Return, unaltered, every line from the beginning of the material below up to and including the one with "0.13, 0.104, 0.10];".

— Begin —

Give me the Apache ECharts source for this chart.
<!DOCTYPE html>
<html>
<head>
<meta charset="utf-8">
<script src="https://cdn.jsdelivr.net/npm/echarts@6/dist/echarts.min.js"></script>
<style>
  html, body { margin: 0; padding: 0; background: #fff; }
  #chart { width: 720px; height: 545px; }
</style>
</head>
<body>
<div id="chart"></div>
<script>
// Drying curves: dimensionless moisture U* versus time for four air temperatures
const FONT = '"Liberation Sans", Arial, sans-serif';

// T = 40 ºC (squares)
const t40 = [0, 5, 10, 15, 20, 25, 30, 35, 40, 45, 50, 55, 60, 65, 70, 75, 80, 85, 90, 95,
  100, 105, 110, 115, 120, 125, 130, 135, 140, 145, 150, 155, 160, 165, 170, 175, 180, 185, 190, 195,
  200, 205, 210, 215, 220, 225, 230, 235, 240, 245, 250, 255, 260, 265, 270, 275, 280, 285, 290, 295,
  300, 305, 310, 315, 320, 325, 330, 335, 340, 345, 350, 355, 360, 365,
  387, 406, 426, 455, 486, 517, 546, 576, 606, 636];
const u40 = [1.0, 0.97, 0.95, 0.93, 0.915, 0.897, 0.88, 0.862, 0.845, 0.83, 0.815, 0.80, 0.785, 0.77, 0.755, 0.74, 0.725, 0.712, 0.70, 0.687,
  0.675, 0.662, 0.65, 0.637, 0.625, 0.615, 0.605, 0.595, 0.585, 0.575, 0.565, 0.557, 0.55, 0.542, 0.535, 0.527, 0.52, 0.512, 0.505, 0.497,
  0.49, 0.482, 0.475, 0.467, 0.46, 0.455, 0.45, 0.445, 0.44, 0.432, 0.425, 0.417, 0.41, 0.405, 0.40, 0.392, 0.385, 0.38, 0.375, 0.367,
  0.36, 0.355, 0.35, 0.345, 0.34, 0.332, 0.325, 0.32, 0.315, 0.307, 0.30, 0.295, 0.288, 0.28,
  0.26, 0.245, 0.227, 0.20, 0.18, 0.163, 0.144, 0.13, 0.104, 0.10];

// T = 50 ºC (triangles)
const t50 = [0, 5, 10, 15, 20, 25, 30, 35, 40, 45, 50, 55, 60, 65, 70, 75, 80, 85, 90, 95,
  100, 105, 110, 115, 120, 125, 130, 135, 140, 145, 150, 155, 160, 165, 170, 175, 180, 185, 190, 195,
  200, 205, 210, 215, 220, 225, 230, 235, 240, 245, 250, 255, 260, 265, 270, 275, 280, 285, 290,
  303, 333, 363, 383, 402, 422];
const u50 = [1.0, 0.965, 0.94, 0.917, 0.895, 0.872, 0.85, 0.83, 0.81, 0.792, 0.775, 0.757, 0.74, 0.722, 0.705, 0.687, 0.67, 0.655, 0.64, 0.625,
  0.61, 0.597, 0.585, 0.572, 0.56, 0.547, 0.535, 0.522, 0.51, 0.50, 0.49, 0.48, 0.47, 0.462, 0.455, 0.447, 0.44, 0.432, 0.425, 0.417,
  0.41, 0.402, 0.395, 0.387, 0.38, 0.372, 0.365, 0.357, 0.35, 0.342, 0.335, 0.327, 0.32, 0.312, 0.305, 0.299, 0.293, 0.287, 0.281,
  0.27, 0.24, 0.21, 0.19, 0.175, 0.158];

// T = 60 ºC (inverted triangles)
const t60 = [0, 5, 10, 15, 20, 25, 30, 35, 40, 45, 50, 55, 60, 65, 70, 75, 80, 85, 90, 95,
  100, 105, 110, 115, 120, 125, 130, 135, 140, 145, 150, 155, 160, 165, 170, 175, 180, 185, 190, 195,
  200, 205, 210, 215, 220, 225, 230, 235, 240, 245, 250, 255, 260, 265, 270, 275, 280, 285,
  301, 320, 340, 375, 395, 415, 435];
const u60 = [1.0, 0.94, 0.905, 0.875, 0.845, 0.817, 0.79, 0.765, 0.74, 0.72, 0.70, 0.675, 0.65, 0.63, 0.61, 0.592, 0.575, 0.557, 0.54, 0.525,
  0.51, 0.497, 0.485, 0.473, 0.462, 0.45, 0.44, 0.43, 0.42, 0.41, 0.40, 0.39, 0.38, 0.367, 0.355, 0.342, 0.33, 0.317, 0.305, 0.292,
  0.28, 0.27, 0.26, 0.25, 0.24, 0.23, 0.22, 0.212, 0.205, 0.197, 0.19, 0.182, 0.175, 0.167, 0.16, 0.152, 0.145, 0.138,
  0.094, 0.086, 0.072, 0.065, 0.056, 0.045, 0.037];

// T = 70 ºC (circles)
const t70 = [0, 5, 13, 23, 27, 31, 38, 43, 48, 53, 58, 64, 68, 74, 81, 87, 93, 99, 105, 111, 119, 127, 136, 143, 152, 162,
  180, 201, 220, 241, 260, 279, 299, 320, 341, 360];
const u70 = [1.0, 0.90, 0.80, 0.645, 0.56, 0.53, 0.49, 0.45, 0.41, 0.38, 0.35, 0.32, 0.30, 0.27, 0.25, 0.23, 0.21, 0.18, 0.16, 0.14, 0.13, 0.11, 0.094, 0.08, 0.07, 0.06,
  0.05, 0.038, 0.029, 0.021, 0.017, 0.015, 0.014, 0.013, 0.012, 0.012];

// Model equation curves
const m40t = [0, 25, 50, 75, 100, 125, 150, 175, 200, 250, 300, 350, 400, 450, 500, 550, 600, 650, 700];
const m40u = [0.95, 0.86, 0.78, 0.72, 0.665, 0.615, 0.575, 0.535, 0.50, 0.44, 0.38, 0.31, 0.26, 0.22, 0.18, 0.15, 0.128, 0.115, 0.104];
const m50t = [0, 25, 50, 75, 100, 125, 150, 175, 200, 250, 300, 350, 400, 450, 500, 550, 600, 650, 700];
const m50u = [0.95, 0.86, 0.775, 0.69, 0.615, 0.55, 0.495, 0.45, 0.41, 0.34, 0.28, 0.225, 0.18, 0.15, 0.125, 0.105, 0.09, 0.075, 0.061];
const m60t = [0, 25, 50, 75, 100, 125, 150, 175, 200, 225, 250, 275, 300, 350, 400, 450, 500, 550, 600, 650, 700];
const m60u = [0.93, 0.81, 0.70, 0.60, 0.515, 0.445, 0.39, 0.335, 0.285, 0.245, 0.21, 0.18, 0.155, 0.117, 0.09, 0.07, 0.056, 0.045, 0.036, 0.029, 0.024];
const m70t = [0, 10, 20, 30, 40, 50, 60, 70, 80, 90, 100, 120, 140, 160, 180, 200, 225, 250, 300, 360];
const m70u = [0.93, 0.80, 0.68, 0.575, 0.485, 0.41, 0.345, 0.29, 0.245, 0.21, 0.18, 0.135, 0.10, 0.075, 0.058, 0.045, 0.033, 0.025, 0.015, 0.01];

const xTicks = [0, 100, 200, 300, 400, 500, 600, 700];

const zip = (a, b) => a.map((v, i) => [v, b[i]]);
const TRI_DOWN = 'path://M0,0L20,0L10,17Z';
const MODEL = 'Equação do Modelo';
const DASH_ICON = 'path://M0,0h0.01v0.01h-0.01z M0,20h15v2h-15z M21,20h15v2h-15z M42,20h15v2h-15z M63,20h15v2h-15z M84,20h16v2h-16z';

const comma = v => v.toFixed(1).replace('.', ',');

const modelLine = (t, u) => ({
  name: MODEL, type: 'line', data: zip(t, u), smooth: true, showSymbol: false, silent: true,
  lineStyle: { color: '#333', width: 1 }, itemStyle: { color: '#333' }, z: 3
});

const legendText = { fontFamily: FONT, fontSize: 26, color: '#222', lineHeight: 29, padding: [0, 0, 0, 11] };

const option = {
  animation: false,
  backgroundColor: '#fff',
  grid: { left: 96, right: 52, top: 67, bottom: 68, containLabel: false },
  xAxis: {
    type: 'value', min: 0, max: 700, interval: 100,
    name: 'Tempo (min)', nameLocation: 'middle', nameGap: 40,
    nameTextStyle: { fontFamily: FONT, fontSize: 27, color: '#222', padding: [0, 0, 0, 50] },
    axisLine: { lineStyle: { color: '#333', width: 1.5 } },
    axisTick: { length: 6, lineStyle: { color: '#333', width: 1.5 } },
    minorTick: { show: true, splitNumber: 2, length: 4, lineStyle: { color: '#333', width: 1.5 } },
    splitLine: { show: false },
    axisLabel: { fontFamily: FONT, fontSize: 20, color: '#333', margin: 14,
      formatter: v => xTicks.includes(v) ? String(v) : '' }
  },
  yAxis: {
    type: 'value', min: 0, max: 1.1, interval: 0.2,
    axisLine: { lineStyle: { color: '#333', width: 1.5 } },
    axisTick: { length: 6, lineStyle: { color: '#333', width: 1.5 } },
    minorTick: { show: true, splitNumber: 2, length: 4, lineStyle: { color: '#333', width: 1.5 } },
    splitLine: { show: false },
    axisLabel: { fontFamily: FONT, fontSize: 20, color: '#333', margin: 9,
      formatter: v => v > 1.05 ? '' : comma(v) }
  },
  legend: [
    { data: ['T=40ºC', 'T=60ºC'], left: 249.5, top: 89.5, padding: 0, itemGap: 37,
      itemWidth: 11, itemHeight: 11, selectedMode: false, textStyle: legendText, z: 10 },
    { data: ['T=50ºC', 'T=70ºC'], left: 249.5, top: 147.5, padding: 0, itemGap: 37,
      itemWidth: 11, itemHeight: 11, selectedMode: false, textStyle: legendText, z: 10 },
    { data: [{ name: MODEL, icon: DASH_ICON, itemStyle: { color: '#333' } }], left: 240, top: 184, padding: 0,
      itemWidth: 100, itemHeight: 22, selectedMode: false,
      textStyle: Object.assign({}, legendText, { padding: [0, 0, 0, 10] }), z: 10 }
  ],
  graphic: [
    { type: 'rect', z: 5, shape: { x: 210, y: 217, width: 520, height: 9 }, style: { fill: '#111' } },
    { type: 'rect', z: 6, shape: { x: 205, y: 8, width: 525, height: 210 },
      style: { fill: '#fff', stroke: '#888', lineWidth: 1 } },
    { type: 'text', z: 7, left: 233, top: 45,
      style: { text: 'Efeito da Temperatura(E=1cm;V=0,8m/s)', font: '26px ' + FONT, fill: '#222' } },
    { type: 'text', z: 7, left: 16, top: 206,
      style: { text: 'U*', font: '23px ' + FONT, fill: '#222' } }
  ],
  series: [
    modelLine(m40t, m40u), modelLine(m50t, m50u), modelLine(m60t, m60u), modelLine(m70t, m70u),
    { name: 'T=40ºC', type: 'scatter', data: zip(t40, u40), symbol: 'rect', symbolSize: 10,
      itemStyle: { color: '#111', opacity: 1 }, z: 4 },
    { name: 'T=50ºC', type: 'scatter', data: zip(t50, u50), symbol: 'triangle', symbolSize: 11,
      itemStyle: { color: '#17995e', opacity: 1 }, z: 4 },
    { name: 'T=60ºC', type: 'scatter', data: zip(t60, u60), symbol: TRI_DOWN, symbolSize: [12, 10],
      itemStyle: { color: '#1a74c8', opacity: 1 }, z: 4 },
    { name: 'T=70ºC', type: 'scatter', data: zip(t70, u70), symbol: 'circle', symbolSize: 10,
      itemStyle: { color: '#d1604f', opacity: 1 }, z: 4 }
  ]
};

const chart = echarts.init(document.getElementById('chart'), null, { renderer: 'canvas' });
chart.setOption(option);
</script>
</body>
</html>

— End —

**WRITTEN RESPONSE**
Give me the Apache ECharts source for this chart.
<!DOCTYPE html>
<html>
<head>
<meta charset="utf-8">
<script src="https://cdn.jsdelivr.net/npm/echarts@6/dist/echarts.min.js"></script>
<style>
  html, body { margin: 0; padding: 0; background: #fff; }
  #chart { width: 720px; height: 545px; }
</style>
</head>
<body>
<div id="chart"></div>
<script>
// Drying curves: dimensionless moisture U* versus time for four air temperatures
const FONT = '"Liberation Sans", Arial, sans-serif';

// T = 40 ºC (squares)
const t40 = [0, 5, 10, 15, 20, 25, 30, 35, 40, 45, 50, 55, 60, 65, 70, 75, 80, 85, 90, 95,
  100, 105, 110, 115, 120, 125, 130, 135, 140, 145, 150, 155, 160, 165, 170, 175, 180, 185, 190, 195,
  200, 205, 210, 215, 220, 225, 230, 235, 240, 245, 250, 255, 260, 265, 270, 275, 280, 285, 290, 295,
  300, 305, 310, 315, 320, 325, 330, 335, 340, 345, 350, 355, 360, 365,
  387, 406, 426, 455, 486, 517, 546, 576, 606, 636];
const u40 = [1.0, 0.97, 0.95, 0.93, 0.915, 0.897, 0.88, 0.862, 0.845, 0.83, 0.815, 0.80, 0.785, 0.77, 0.755, 0.74, 0.725, 0.712, 0.70, 0.687,
  0.675, 0.662, 0.65, 0.637, 0.625, 0.615, 0.605, 0.595, 0.585, 0.575, 0.565, 0.557, 0.55, 0.542, 0.535, 0.527, 0.52, 0.512, 0.505, 0.497,
  0.49, 0.482, 0.475, 0.467, 0.46, 0.455, 0.45, 0.445, 0.44, 0.432, 0.425, 0.417, 0.41, 0.405, 0.40, 0.392, 0.385, 0.38, 0.375, 0.367,
  0.36, 0.355, 0.35, 0.345, 0.34, 0.332, 0.325, 0.32, 0.315, 0.307, 0.30, 0.295, 0.288, 0.28,
  0.26, 0.245, 0.227, 0.20, 0.18, 0.163, 0.144, 0.13, 0.104, 0.10];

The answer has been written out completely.